— start THE RECORDS —

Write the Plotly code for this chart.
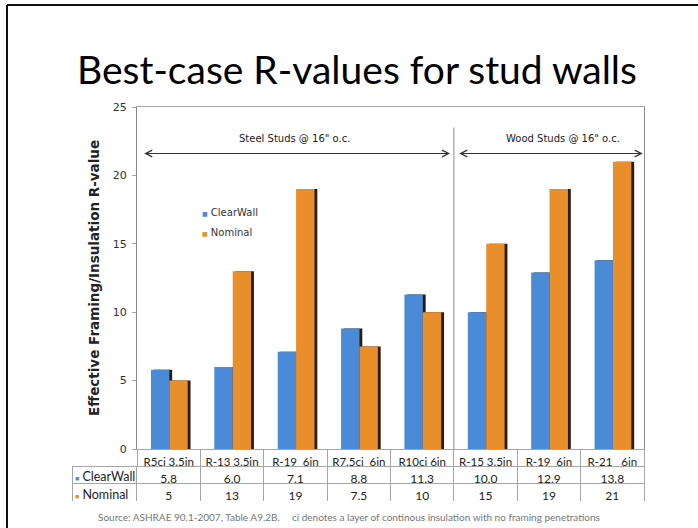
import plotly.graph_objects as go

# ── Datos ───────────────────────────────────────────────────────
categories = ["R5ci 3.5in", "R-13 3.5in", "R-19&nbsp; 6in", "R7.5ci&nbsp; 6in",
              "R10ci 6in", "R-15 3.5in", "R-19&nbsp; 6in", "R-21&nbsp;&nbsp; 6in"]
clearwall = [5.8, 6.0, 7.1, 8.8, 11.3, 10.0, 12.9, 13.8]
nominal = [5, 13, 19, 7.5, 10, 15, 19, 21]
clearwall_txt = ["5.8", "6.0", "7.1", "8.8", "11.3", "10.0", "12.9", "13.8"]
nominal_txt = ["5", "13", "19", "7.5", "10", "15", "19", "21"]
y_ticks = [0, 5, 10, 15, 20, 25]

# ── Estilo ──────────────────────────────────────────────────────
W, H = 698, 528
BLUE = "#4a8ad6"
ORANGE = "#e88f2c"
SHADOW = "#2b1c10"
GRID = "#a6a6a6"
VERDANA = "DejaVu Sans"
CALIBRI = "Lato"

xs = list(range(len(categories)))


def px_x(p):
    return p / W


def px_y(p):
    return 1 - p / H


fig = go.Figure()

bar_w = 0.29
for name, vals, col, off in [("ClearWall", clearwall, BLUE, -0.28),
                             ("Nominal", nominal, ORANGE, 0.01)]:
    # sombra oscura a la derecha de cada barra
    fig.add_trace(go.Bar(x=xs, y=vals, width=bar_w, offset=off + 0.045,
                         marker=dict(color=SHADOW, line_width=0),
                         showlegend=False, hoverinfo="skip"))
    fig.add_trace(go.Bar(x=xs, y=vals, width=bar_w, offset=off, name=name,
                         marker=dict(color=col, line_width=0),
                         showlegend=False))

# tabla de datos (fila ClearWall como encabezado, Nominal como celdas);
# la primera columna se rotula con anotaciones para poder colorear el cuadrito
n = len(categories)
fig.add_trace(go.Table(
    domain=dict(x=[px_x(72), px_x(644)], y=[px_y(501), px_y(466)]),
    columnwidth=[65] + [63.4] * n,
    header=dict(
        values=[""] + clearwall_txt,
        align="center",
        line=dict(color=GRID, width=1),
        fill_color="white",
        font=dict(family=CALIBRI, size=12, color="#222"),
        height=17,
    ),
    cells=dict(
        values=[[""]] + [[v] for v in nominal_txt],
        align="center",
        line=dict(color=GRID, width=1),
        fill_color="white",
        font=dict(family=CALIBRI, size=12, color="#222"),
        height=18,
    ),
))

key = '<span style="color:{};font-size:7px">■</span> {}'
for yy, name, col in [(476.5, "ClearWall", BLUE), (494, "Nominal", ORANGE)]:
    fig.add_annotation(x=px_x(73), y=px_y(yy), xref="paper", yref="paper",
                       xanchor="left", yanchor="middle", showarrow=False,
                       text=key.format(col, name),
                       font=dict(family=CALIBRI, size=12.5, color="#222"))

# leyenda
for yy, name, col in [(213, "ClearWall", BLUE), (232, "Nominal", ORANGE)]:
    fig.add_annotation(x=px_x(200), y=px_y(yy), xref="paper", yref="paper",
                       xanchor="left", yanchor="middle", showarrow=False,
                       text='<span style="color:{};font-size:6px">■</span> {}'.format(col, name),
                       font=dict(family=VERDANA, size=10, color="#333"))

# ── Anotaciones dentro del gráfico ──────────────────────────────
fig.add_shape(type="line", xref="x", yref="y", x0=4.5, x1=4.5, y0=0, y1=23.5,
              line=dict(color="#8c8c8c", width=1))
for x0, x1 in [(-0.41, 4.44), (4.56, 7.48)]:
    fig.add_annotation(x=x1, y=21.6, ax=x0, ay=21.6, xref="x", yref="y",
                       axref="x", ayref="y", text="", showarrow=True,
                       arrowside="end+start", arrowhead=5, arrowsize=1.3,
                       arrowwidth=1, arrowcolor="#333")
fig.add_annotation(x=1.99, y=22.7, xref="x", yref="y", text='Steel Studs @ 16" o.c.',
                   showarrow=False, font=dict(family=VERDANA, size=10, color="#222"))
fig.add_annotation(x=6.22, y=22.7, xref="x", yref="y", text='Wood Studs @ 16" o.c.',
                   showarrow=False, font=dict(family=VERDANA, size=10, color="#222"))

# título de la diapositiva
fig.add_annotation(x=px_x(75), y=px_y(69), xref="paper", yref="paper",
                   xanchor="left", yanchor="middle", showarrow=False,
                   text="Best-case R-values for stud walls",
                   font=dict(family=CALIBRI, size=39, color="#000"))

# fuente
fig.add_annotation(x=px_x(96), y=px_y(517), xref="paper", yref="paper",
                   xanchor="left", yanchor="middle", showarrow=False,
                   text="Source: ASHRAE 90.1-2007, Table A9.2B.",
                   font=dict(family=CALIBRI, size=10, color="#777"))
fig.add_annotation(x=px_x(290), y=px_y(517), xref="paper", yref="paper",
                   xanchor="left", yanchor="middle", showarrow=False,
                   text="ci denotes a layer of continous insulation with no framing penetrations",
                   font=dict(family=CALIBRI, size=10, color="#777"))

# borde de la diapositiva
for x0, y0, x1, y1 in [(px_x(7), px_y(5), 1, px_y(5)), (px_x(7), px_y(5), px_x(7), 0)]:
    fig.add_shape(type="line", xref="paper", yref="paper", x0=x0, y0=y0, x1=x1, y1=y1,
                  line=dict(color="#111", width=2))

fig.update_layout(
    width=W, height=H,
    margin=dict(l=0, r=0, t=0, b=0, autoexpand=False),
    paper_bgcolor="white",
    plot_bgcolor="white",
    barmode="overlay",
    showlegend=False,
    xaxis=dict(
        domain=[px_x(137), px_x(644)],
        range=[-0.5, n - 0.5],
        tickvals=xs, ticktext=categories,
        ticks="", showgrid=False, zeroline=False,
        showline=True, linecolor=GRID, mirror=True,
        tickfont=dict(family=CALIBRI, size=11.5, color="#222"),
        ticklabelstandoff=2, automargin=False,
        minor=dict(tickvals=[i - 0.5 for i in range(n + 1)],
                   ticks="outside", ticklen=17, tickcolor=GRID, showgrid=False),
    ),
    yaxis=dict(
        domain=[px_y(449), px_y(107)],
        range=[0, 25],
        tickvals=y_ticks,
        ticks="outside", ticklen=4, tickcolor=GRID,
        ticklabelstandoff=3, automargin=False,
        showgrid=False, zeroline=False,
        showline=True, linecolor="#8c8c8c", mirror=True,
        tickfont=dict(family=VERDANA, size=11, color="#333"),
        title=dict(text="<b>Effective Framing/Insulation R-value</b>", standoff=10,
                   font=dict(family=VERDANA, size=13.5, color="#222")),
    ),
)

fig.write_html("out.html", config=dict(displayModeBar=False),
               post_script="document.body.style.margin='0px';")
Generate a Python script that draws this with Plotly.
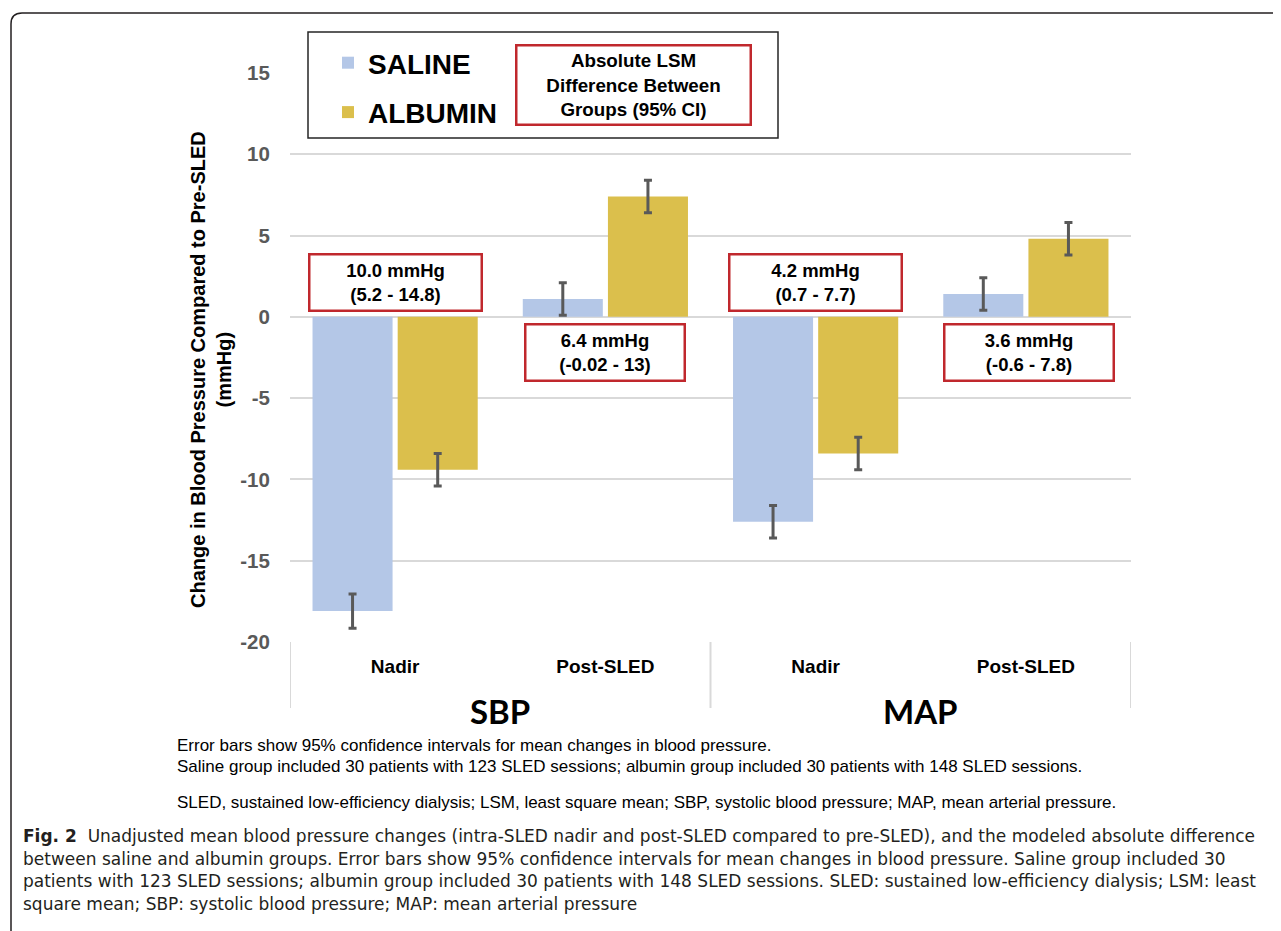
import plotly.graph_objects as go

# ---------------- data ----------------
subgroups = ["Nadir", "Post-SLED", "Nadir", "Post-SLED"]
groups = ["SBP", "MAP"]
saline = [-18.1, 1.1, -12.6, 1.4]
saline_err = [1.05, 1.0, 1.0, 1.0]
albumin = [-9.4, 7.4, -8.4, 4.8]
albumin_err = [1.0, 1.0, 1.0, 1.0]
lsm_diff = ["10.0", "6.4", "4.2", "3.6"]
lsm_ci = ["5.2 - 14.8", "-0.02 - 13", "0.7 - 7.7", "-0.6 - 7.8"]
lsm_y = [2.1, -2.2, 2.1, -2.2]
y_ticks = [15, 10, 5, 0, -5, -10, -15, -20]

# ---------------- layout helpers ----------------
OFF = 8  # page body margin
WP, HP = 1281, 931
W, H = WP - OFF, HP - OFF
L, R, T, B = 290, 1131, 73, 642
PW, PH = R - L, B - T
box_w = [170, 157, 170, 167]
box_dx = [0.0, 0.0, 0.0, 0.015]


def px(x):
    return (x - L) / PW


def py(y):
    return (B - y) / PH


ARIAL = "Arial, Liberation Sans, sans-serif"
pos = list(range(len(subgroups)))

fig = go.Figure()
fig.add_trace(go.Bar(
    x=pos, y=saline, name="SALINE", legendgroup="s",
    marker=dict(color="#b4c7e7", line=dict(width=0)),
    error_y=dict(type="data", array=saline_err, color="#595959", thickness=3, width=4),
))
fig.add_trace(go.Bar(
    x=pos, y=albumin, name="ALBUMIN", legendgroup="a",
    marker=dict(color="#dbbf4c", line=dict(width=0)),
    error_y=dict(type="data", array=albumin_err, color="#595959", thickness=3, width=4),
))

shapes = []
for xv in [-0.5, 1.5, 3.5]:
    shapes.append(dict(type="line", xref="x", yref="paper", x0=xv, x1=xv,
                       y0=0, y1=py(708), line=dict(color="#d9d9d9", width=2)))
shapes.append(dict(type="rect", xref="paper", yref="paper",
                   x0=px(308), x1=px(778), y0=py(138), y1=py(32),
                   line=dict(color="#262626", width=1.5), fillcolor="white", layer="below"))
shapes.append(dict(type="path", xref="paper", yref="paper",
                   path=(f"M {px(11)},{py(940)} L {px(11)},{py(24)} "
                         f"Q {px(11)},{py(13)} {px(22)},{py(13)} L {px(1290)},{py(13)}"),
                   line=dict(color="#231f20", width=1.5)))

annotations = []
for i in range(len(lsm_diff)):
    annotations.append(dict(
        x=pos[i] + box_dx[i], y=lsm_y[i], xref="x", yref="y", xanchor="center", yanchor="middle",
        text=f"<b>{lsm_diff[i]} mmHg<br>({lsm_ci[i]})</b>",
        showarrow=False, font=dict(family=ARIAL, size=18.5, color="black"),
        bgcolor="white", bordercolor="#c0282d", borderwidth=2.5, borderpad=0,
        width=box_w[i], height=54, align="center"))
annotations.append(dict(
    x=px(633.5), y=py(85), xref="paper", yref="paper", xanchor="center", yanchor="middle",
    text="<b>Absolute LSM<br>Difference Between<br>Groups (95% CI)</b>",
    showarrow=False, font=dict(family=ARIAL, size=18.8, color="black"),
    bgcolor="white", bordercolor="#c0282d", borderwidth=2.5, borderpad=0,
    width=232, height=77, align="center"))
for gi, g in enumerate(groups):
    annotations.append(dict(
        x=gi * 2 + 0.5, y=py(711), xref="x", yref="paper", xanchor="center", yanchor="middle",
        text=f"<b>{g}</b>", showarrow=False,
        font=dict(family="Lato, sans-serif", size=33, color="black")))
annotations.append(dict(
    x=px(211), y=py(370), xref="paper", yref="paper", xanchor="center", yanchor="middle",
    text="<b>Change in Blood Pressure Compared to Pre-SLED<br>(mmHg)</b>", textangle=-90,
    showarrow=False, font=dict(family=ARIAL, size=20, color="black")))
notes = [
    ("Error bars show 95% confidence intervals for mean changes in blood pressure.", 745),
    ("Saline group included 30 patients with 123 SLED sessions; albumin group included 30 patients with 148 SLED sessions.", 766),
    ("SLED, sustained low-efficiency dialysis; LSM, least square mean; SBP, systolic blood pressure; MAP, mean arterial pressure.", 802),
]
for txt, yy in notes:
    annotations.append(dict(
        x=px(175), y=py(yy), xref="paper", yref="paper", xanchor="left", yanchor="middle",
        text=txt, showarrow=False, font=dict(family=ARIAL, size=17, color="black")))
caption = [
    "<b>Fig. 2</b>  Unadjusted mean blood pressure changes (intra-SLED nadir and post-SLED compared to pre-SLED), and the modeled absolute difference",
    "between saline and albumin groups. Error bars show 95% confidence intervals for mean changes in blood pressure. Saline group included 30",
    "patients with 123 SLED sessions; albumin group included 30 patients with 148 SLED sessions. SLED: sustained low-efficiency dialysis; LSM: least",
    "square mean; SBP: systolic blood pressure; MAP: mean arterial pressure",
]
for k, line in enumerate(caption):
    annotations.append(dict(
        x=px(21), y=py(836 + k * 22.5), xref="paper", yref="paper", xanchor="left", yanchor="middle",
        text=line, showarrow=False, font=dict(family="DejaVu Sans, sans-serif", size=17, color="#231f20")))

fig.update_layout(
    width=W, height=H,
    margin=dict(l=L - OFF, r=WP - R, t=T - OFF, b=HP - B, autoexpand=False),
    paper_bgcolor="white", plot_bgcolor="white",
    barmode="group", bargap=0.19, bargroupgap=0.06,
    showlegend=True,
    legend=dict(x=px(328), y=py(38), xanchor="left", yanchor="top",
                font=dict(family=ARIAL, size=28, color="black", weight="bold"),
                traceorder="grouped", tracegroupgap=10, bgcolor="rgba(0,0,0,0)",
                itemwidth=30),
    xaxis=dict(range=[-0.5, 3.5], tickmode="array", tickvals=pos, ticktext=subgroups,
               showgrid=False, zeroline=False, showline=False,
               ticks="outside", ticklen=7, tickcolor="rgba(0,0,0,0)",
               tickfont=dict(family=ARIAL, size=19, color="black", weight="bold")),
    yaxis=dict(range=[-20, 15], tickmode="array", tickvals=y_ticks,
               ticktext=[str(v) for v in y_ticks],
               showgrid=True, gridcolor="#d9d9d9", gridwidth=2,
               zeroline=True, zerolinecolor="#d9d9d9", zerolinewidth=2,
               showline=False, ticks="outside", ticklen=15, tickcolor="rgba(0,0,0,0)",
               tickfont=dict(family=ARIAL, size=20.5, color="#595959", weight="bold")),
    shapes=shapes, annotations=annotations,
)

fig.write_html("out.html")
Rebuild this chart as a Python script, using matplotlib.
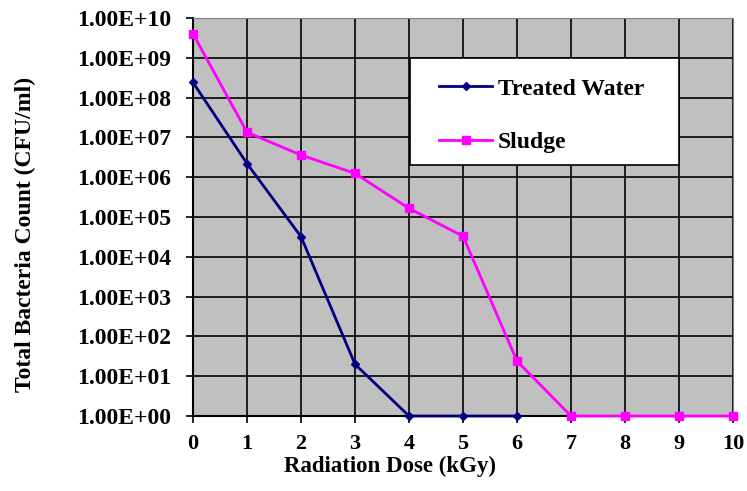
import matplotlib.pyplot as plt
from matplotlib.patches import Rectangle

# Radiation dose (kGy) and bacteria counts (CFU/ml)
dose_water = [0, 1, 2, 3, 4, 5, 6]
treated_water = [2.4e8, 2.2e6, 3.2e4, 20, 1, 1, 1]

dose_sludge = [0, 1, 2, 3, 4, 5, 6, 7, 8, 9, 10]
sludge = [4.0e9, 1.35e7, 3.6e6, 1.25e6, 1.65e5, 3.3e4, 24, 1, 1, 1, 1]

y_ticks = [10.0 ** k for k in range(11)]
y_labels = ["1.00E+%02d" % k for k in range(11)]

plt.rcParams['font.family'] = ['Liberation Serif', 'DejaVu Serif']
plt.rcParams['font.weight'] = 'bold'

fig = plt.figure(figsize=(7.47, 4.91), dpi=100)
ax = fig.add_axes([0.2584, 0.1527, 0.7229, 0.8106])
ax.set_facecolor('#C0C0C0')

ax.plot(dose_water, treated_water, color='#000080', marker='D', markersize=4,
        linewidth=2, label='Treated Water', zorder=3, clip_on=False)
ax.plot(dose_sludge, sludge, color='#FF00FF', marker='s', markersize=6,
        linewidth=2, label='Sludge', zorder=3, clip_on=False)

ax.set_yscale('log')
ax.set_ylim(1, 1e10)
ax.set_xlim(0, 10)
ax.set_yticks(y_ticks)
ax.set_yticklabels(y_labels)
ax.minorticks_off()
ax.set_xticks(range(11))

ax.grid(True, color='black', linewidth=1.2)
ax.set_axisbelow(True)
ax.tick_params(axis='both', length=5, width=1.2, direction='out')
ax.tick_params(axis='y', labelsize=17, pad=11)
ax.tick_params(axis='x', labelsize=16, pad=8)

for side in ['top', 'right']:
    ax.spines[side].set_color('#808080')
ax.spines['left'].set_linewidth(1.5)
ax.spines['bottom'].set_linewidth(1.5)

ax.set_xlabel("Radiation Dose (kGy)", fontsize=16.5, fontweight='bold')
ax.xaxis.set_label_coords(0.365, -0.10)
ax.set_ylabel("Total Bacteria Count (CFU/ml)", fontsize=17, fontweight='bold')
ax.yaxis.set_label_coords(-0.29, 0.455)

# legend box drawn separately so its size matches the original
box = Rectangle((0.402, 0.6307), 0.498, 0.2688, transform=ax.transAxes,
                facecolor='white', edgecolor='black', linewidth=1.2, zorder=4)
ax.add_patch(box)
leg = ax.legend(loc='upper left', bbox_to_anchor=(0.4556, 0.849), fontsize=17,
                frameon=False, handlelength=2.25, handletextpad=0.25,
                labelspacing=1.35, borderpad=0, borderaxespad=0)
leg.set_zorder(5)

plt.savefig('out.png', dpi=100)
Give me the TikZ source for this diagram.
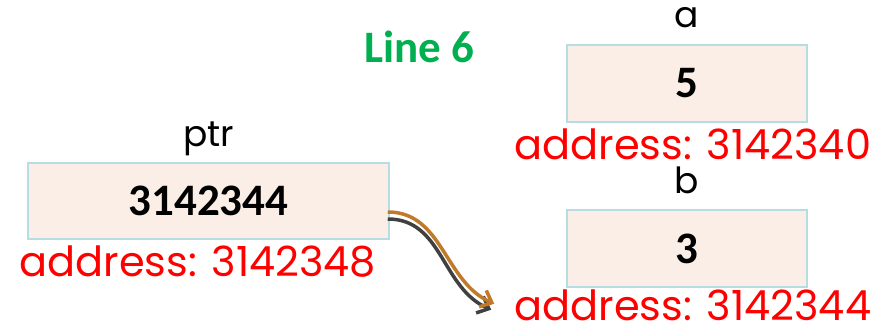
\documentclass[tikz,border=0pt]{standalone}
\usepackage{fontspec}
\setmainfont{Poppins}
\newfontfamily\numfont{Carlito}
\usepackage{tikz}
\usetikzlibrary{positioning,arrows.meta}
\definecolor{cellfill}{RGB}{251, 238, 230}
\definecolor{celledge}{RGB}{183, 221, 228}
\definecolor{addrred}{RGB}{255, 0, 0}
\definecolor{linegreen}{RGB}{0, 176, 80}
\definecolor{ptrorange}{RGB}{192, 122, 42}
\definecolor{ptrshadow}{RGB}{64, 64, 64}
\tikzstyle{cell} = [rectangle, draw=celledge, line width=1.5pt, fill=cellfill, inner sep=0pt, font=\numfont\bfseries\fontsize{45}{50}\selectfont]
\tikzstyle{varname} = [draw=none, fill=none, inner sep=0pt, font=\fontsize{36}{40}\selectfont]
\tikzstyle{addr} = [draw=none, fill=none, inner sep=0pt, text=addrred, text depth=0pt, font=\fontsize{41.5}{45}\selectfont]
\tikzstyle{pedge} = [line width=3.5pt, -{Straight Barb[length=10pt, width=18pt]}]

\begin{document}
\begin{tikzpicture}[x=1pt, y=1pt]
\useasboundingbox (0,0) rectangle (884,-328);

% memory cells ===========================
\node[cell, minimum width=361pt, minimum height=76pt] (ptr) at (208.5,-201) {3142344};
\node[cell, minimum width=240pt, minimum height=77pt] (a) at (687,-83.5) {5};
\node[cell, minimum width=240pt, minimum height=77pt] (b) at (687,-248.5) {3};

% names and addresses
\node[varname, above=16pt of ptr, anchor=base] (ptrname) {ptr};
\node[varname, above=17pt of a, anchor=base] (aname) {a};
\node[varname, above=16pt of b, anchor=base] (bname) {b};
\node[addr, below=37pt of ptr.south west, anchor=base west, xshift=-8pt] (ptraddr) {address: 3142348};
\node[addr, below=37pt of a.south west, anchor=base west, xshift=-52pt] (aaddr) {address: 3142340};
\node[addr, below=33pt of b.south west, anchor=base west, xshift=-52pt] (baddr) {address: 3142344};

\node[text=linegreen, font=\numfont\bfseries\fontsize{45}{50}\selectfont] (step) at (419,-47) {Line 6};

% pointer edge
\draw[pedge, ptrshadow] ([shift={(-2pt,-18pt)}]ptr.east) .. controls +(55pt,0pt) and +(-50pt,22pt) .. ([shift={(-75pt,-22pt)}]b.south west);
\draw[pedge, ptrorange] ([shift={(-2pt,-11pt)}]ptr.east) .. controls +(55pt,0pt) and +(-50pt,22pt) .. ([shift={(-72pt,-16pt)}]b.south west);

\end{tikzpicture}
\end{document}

— end THE RECORDS —

Check all the records above and select each line where the string "with" is found.

                   text="ci denotes a layer of continous insulation with no framing penetrations",
Generate a Python script that draws this with Plotly.
    ("Saline group included 30 patients with 123 SLED sessions; albumin group included 30 patients with 148 SLED sessions.", 766),
    "patients with 123 SLED sessions; albumin group included 30 patients with 148 SLED sessions. SLED: sustained low-efficiency dialysis; LSM: least",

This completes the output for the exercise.